PROTECTING THE RIGHT TO ORGANIZE
Some who praised Trumka cited his advocacy – and theirs – for Labor’s top current cause, the Protecting the Right To Organize (PRO) Act, the most wide-ranging, pro-worker Labor law reform since the original 1935 National Labor Relations Act. Others recalled past struggles he joined.

“Our hearts are with the Trumka family, Rich’s beloved @MineWorkers, and all of Labor,” tweeted Sara Nelson, president of the Association of Flight Attendants-CWA. “What an incredible loss for our movement. I believe Rich would echo the words of UMWA’s angel, Mother Jones: ‘Don’t mourn, organize!’ We must honor Rich by uniting around his lifelong fight.

“This (Pro Act) will be his legacy and we have to act with urgency to honor his lifelong mission to fight for all working people,” her tweet concluded.

GRACE AND COMMITMENT
“From the commercial airways 30,000 feet in the air to the deepest mine shafts 10,000 feet below ground, there is no part of our world that was not touched by his grace and commitment to what he believed was right,” said Labor Secretary Marty Walsh, a member of Laborers Local 223.

SOCIAL AND ECONOMIC JUSTICE
Others referenced Trumka’s campaigns for workers, civil rights and for other causes. One was leading the crusade against unfair “free trade” pacts and forcing pro-worker changes in the Trump administration’s U.S.-Mexico-Canada Agreement.

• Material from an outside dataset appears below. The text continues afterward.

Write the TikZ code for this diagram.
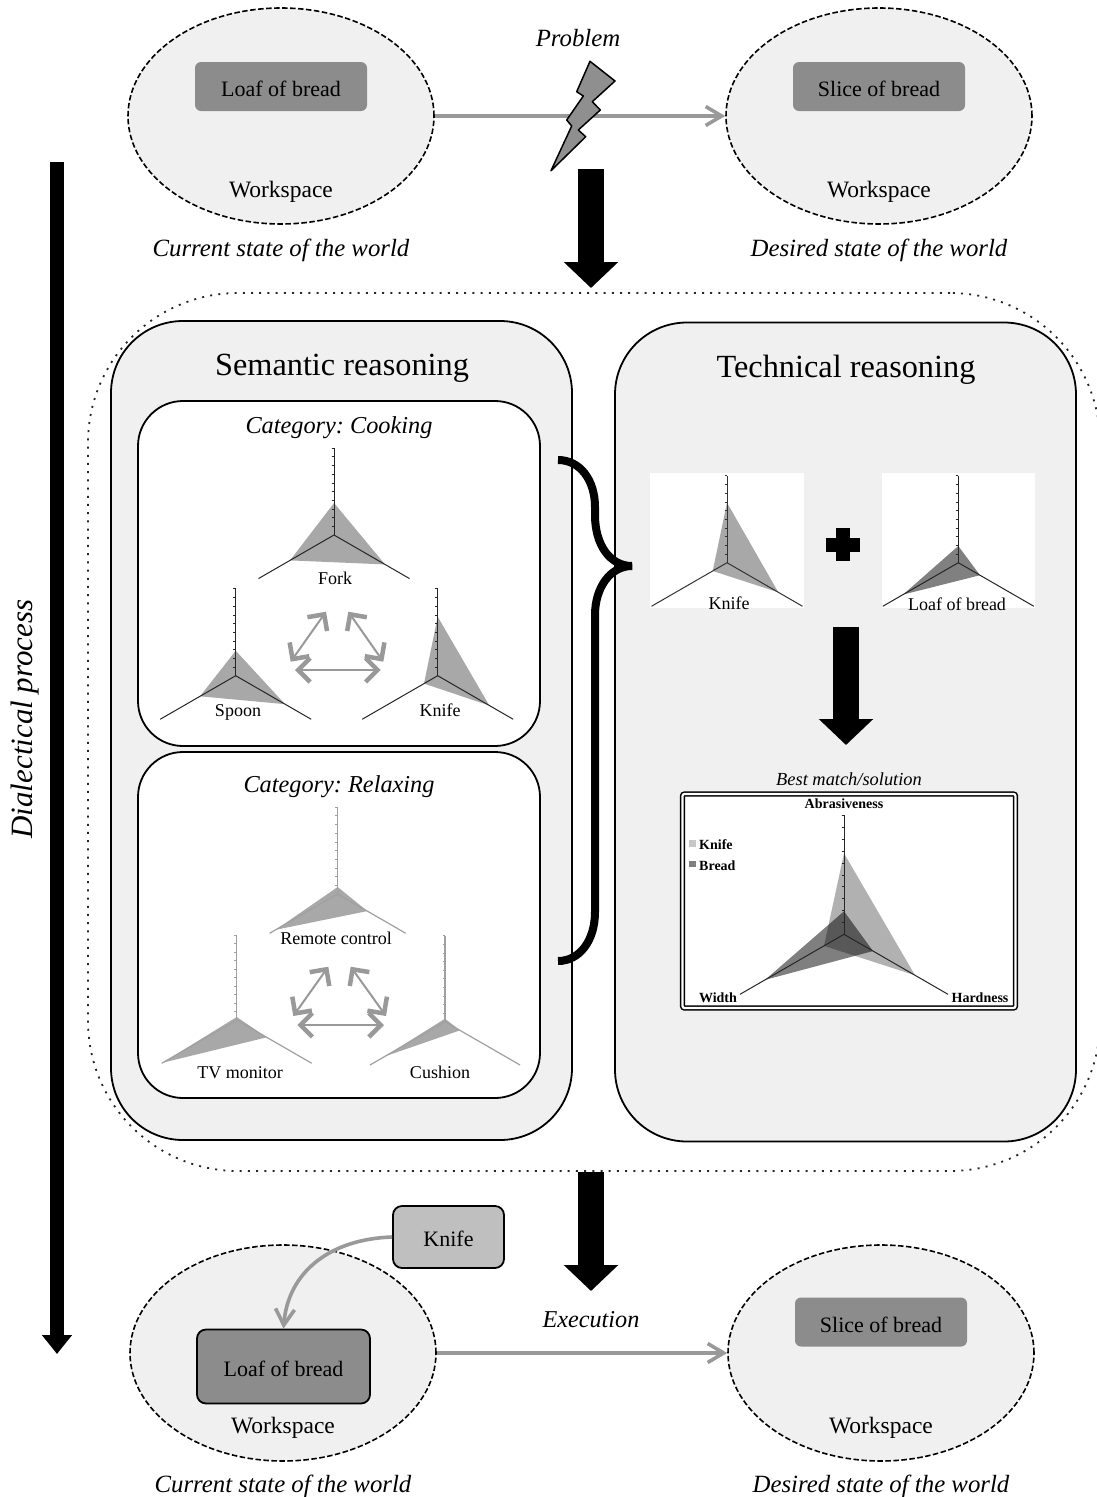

Utility Workers President James Slevin called Trumka “an outspoken advocate for social and economic justice, and the nation’s clearest voice on the critical need to ensure all workers have a good job and the power to determine their wages and working conditions. He will be sorely missed.”

ON BEHALF OF ALL WORKERS
“We are thankful for all he accomplished on behalf of working people, particularly recently as he nimbly guided the Labor Movement through an extremely politically divided time, all the while keeping the movement united in the fight for the future of all working people. We are committed to upholding his powerful legacy and the fight for dignity and respect for all,” Office and Professional Employees President Richard Lanigan said.

‘A BEACON OF LIGHT’
Auto Workers President Ray Curry said Trumka kept fighting for workers “to his dying day.”

[He] “understood working men and women in this country are indispensable and are the engine that drives our economy and our communities.

“Anyone who knew him, knew he was a tireless fighter of workers’ rights and human rights. The arc of history will remember this great man as a beacon of light during this trying time for working men and women.”